Your comment about “frill like hyperlinks” leaves me incredulous. Hyper links have been around for a long time, and are hardly a frill unless you have no need for them. I am glad that both ADM and UR are recognizing the importance of this “frill” as a significant way to move through related pieces of data. Incidentally, if one is going to compare, it is probably a safe bet that UR is a larger operation than ADM.
You write: “Participants appear motivated mostly by wanting features they personally need, which they tend to equate with the needs of the general user.” Stephen, who is “the general user.” I suspect there is no such person. Jan, who probably is the most serious and thorough tester of ADM, uses the program much differently than I do. I do not need all the features that Jan uses (and vice versa). So does that make me a general user, or Jan? Or does it simply mean that people will use the features that are relevant to how they work and what they want to get done.

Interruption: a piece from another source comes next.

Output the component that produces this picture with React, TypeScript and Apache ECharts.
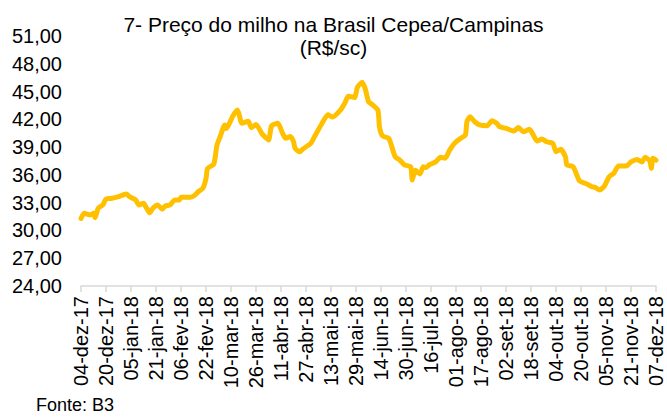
import React, { useEffect, useRef } from "react";
import * as echarts from "echarts";

// Days counted from 04-dez-17 (day 0) to 07-dez-18 (day 368)
const startDate = [2017, 11, 4]; // year, month index, day
const monthNames = ["jan", "fev", "mar", "abr", "mai", "jun", "jul", "ago", "set", "out", "nov", "dez"];

const dayOffsets = [
  0, 2, 6, 8, 9, 11, 14, 16, 20, 24, 29, 31, 35, 37, 40, 42, 44, 46, 49, 52,
  54, 57, 60, 63, 64, 70, 73, 75, 78, 80, 81, 85, 87, 89, 92, 93, 97, 100, 101, 103,
  107, 109, 112, 116, 120, 122, 126, 129, 131, 134, 136, 137, 140, 142, 147, 150, 154, 158, 161, 166,
  169, 171, 175, 177, 180, 182, 184, 186, 190, 191, 193, 197, 201, 204, 207, 211, 212, 214, 217, 219,
  221, 223, 227, 230, 233, 236, 239, 243, 246, 247, 249, 252, 255, 260, 263, 266, 268, 272, 277, 280,
  283, 287, 292, 295, 298, 302, 304, 307, 310, 311, 315, 319, 324, 327, 329, 332, 335, 338, 341, 344,
  349, 352, 356, 359, 361, 364, 365, 366, 368
];

const prices = [
  31.3, 31.85, 31.67, 31.85, 31.38, 32.4, 32.75, 33.4, 33.47, 33.65, 33.94, 33.65, 33.3, 32.75, 32.93, 32.4, 31.9, 32.4, 32.75, 32.3,
  32.64, 32.75, 33.3, 33.3, 33.58, 33.58, 33.83, 34.18, 34.55, 35.6, 36.7, 37.17, 39.2, 40.1, 41.4, 41.0, 42.3, 43.0, 42.65, 41.57,
  41.8, 41.1, 41.45, 40.4, 39.77, 41.3, 41.57, 40.5, 39.95, 40.15, 39.6, 38.87, 38.5, 38.8, 39.4, 40.3, 41.5, 42.5, 42.25, 43.0,
  43.8, 44.5, 44.35, 45.5, 46.0, 45.25, 43.9, 43.65, 43.0, 41.2, 40.2, 39.95, 37.97, 37.6, 37.07, 36.88, 35.45, 36.5, 36.1, 36.88,
  36.8, 37.1, 37.4, 37.9, 37.8, 38.7, 39.4, 39.95, 40.3, 41.74, 42.28, 41.74, 41.4, 41.3, 41.85, 41.57, 41.2, 41.03, 40.74, 41.13,
  40.66, 40.92, 39.66, 39.87, 39.58, 39.4, 38.5, 38.76, 37.97, 37.07, 36.88, 35.37, 35.0, 34.72, 34.65, 34.36, 34.8, 35.8, 36.17, 36.96,
  36.96, 37.4, 37.66, 37.4, 37.9, 37.53, 36.7, 37.8, 37.6
];

const yMin = 24;
const yMax = 51;
const yStep = 3;
const xStep = 16;
const xMax = 368;

const titleLine1 = "7- Preço do milho na Brasil Cepea/Campinas";
const titleLine2 = "(R$/sc)";
const sourceText = "Fonte: B3";

function dayLabel(offset: number): string {
  const d = new Date(startDate[0], startDate[1], startDate[2] + Math.round(offset));
  const dd = String(d.getDate()).padStart(2, "0");
  const yy = String(d.getFullYear()).slice(2);
  return `${dd}-${monthNames[d.getMonth()]}-${yy}`;
}

export default function App() {
  const ref = useRef<HTMLDivElement>(null);
  useEffect(() => {
    document.body.style.margin = "0";
    if (!ref.current) return;
    const chart = echarts.init(ref.current, undefined, { renderer: "svg" });
    const font = "'Liberation Sans', Arial, sans-serif";
    chart.setOption({
      animation: false,
      backgroundColor: "#ffffff",
      title: {
        text: `${titleLine1}\n${titleLine2}`,
        left: "center",
        top: 8,
        textStyle: {
          fontFamily: font,
          fontSize: 21,
          fontWeight: "normal",
          color: "#000",
          lineHeight: 23,
        },
      },
      graphic: [
        {
          type: "text",
          left: 36,
          top: 396,
          style: { text: sourceText, fontFamily: font, fontSize: 18, fill: "#000" },
        },
      ],
      grid: { left: 81, right: 11, top: 36, bottom: 132, containLabel: false },
      xAxis: {
        type: "value",
        min: 0,
        max: xMax,
        interval: xStep,
        splitLine: { show: false },
        axisLine: { show: true, lineStyle: { color: "#d9d9d9", width: 1.5 } },
        axisTick: { show: true, length: 6, lineStyle: { color: "#d9d9d9", width: 1.5 } },
        axisLabel: {
          rotate: 90,
          margin: 10,
          fontFamily: font,
          fontSize: 20,
          color: "#000",
          showMaxLabel: true,
          showMinLabel: true,
          formatter: (v: number) => dayLabel(v),
        },
      },
      yAxis: {
        type: "value",
        min: yMin,
        max: yMax,
        interval: yStep,
        splitLine: { show: false },
        axisLine: { show: false },
        axisTick: { show: false },
        axisLabel: {
          margin: 19,
          fontFamily: font,
          fontSize: 20,
          color: "#000",
          formatter: (v: number) => v.toFixed(2).replace(".", ","),
        },
      },
      series: [
        {
          type: "line",
          data: dayOffsets.map((d, i) => [d, prices[i]]),
          showSymbol: false,
          smooth: 0.2,
          lineStyle: { color: "#FFC000", width: 5, cap: "round", join: "round" },
          itemStyle: { color: "#FFC000" },
        },
      ],
    });
    return () => chart.dispose();
  }, []);
  return <div ref={ref} style={{ width: 667, height: 418 }} />;
}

There’s a tendency in some of your comments to see anything that isn’t useful to you as not being necessary, or not of interest to the general user, and it was surely reflected in this instance.
You write: “The ADM milieu, in brief summary, is constrained by the need of the “CEO” to be constantly complimented about the program and to downplay or ignore criticism.” And, referring to your time as a tester: “Anyway, it was educational, if more in the way of observing how pathological narcissism affects the development of a computer program than in how programs are best developed.”
These comments are over the top. Eric has no such need to be “constantly complimented,” and he doesn"t “ignore criticism.” He gets his back up when the tone is rough, but most people do. He appreciates a compliment, but most people. As you well know, he responds to issues and suggestions and criticisms of the product all the time, and has made this part of the development process, as it should be. The dig about “pathological narcissism” is a cheap and undeserved shot.
Putting my critiques of your post aside I am sorry, for one, to see you leave the tester group because your suggestions often had merit as far as I am concerned. And it was clear that Eric appreciated your input. I wish that you would return to the tester group.